### DATA PROVIDED
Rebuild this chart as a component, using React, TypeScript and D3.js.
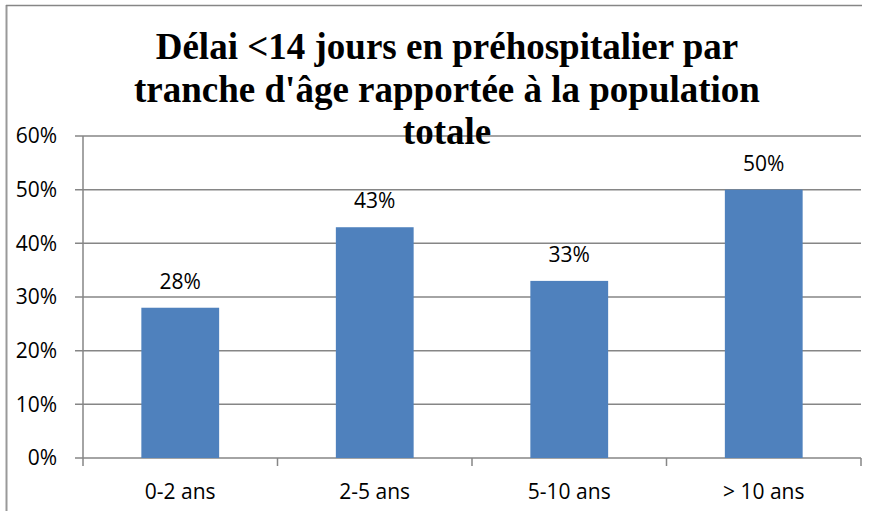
import React from "react";
import * as d3 from "d3";

const categories = ["0-2 ans", "2-5 ans", "5-10 ans", "> 10 ans"];
const values = [0.28, 0.43, 0.33, 0.5];
const yTicks = [0, 0.1, 0.2, 0.3, 0.4, 0.5, 0.6];
const titleLines = [
  "Délai <14 jours en préhospitalier par",
  "tranche d'âge rapportée à la population",
  "totale",
];

export default function App() {
  const W = 873, H = 511;
  const left = 83, right = 861, top = 136, bottom = 458;
  const x = d3.scaleBand<string>().domain(categories).range([left, right]).paddingInner(0.6).paddingOuter(0.3);
  const xb = d3.scaleBand<string>().domain(categories).range([left, right]);
  const y = d3.scaleLinear().domain([0, 0.6]).range([bottom, top]);
  const fmt = d3.format(".0%");
  const grid = "#868686";
  const font = "Open Sans, sans-serif";
  const fs = 21;
  const serif = "'Liberation Serif', 'Times New Roman', Times, Tinos, 'DejaVu Serif', 'Noto Serif', serif";
  return (
    <svg width={W} height={H} style={{ position: "absolute", left: 0, top: 0 }}>
      <rect x={0} y={0} width={W} height={H} fill="#fff" />
      <line x1={6.5} x2={6.5} y1={5} y2={H} stroke="#999" strokeWidth={2} />
      <line x1={6} x2={862} y1={5.5} y2={5.5} stroke={grid} strokeWidth={1.5} />
      {yTicks.map((t) => (
        <g key={t}>
          <line x1={75} x2={right} y1={y(t)} y2={y(t)} stroke={grid} strokeWidth={1.5} />
          <text x={57} y={y(t)} dy="0.35em" textAnchor="end" fontFamily={font} fontSize={fs} fill="#000">
            {fmt(t)}
          </text>
        </g>
      ))}
      <line x1={left} x2={left} y1={top} y2={bottom} stroke={grid} strokeWidth={1.5} />
      {categories.map((c, i) => (
        <line key={"t" + i} x1={xb(c)!} x2={xb(c)!} y1={bottom} y2={bottom + 8} stroke={grid} strokeWidth={1.5} />
      ))}
      <line x1={right} x2={right} y1={bottom} y2={bottom + 8} stroke={grid} strokeWidth={1.5} />
      {categories.map((c, i) => (
        <g key={c}>
          <rect x={x(c)!} y={y(values[i])} width={x.bandwidth()} height={bottom - y(values[i])} fill="#4F81BD" />
          <text x={x(c)! + x.bandwidth() / 2} y={y(values[i]) - 19} textAnchor="middle" fontFamily={font} fontSize={fs} fill="#000">
            {fmt(values[i])}
          </text>
          <text x={xb(c)! + xb.bandwidth() / 2} y={bottom + 41} textAnchor="middle" fontFamily={font} fontSize={fs} fill="#000">
            {c}
          </text>
        </g>
      ))}
      {titleLines.map((l, i) => (
        <text key={i} x={447} y={59 + i * 42.5} textAnchor="middle" style={{ fontFamily: serif, fontWeight: 700, fontSize: 37 }} fill="#000">
          {l}
        </text>
      ))}
    </svg>
  );
}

### WHAT YOU SHOULD DO
All of the material above is to be copied exactly, except for its images.

### FULL SOLUTION
Rebuild this chart as a component, using React, TypeScript and D3.js.
import React from "react";
import * as d3 from "d3";

const categories = ["0-2 ans", "2-5 ans", "5-10 ans", "> 10 ans"];
const values = [0.28, 0.43, 0.33, 0.5];
const yTicks = [0, 0.1, 0.2, 0.3, 0.4, 0.5, 0.6];
const titleLines = [
  "Délai <14 jours en préhospitalier par",
  "tranche d'âge rapportée à la population",
  "totale",
];

export default function App() {
  const W = 873, H = 511;
  const left = 83, right = 861, top = 136, bottom = 458;
  const x = d3.scaleBand<string>().domain(categories).range([left, right]).paddingInner(0.6).paddingOuter(0.3);
  const xb = d3.scaleBand<string>().domain(categories).range([left, right]);
  const y = d3.scaleLinear().domain([0, 0.6]).range([bottom, top]);
  const fmt = d3.format(".0%");
  const grid = "#868686";
  const font = "Open Sans, sans-serif";
  const fs = 21;
  const serif = "'Liberation Serif', 'Times New Roman', Times, Tinos, 'DejaVu Serif', 'Noto Serif', serif";
  return (
    <svg width={W} height={H} style={{ position: "absolute", left: 0, top: 0 }}>
      <rect x={0} y={0} width={W} height={H} fill="#fff" />
      <line x1={6.5} x2={6.5} y1={5} y2={H} stroke="#999" strokeWidth={2} />
      <line x1={6} x2={862} y1={5.5} y2={5.5} stroke={grid} strokeWidth={1.5} />
      {yTicks.map((t) => (
        <g key={t}>
          <line x1={75} x2={right} y1={y(t)} y2={y(t)} stroke={grid} strokeWidth={1.5} />
          <text x={57} y={y(t)} dy="0.35em" textAnchor="end" fontFamily={font} fontSize={fs} fill="#000">
            {fmt(t)}
          </text>
        </g>
      ))}
      <line x1={left} x2={left} y1={top} y2={bottom} stroke={grid} strokeWidth={1.5} />
      {categories.map((c, i) => (
        <line key={"t" + i} x1={xb(c)!} x2={xb(c)!} y1={bottom} y2={bottom + 8} stroke={grid} strokeWidth={1.5} />
      ))}
      <line x1={right} x2={right} y1={bottom} y2={bottom + 8} stroke={grid} strokeWidth={1.5} />
      {categories.map((c, i) => (
        <g key={c}>
          <rect x={x(c)!} y={y(values[i])} width={x.bandwidth()} height={bottom - y(values[i])} fill="#4F81BD" />
          <text x={x(c)! + x.bandwidth() / 2} y={y(values[i]) - 19} textAnchor="middle" fontFamily={font} fontSize={fs} fill="#000">
            {fmt(values[i])}
          </text>
          <text x={xb(c)! + xb.bandwidth() / 2} y={bottom + 41} textAnchor="middle" fontFamily={font} fontSize={fs} fill="#000">
            {c}
          </text>
        </g>
      ))}
      {titleLines.map((l, i) => (
        <text key={i} x={447} y={59 + i * 42.5} textAnchor="middle" style={{ fontFamily: serif, fontWeight: 700, fontSize: 37 }} fill="#000">
          {l}
        </text>
      ))}
    </svg>
  );
}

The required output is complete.